Black Feminism, Tyler Perry Style

Why Ntozake Shange's feminist message of gender equality, reproductive justice and sexual liberation has been seriously compromised in the hands of the hit filmmaker.

 
Janet Jackson in For Colored Girls (Quantrell Colbert)

 

But even more violently, under Perry's disapproving directorial eye, Nyla is punished for her sexual curiosity. Her beautiful story of sexual awakening becomes merged with the original Lady in Blue's tale of a pre-Roe v. Wade back-alley abortion. The end result is a moralizing sermon against black women's promiscuity and sexual agency, and more subtly against choice itself.

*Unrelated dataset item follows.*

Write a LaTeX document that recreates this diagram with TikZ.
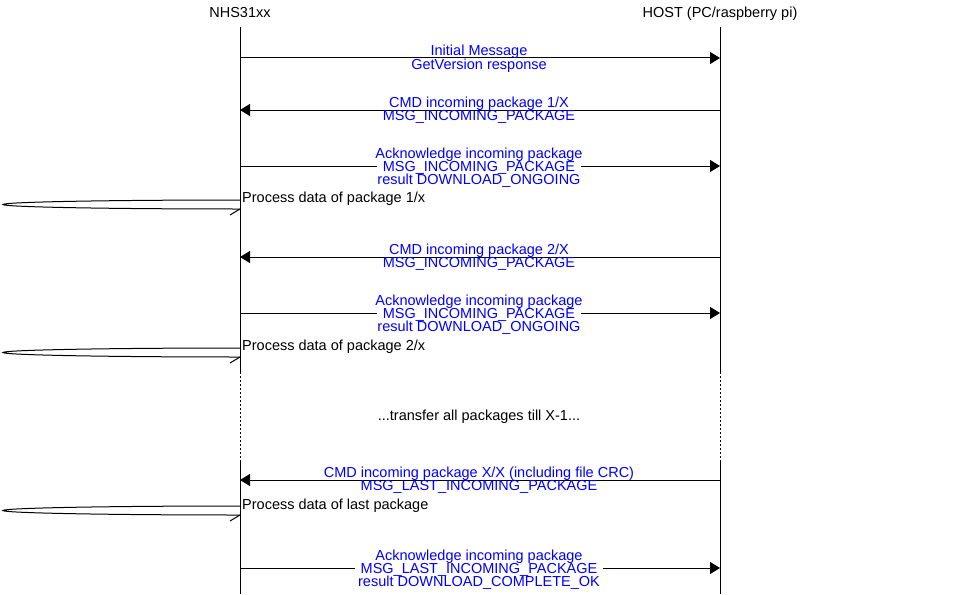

All the pain, without black feminist pleasure.

One has to wonder what For Colored Girls would have looked like if directed by the African-American filmmaker Nzingha Stewart, who wrote the original screenplay, to which Perry later bought the rights. As her sleek black-and-white video for Bilal's "Soul Sista" and her thoughtful short film South Central indicate, Stewart had not only the chops to take on Shange's gravitas but also her graceful rhythms and visual sensuality. But the fact remains that, for the most part, black women filmmakers do not have the requisite "money" or "trust" to tell their own stories (or those of other black women writers) in Hollywood.

Ultimately, Perry's For Colored Girls could reach a larger audience than Shange could ever have imagined the stage and page versions reaching. Much like Lee Daniels' award-winning film Precious, Perry's version stands to usurp the original, not just in popularity but also in political message. Because of this, we need to celebrate Perry's ability to pull out the brilliant and magical performances provided by actresses like Loretta Devine, Anika Noni Rose and Phylicia Rashad and revel in his rare commitment to an all-black women's ensemble.

At the same time, we must remain hyper aware that Perry's For Colored Girls does little to dispel the sexual stereotypes and victim blaming of black women in contemporary American politics and popular culture -- especially of those women who have endured sexual assault, domestic violence, infertility and sexual transmitted infections. (Here, I should mention that Perry's new homophobic plot twist -- involving a closeted, bisexual, HIV-positive black man and his ostensibly emasculating wife -- also works against the open and inclusive spirit of Shange's brand of black feminism.)

But in the end, the durability of Shange's play has as much to do with the genius of her prose as it does with the stubbornness of racism and sexism to shape the material conditions of black women's lives. To his credit, Perry used 85 percent of Shange's original poetry in his final script. So even cloaked in his melodramatic conservatism, the potency of her words can't be fully lost.

As hip-hop feminist Joan Morgan, author of When Chickenheads Come Home to Roost, says, "Shange's play will never become dated. Similar to any other great work, the themes of love, friendship, heartbreak, sexism and the negotiation of desire are timeless for black women. Shange, like Shakespeare, doesn't go out of style for a reason."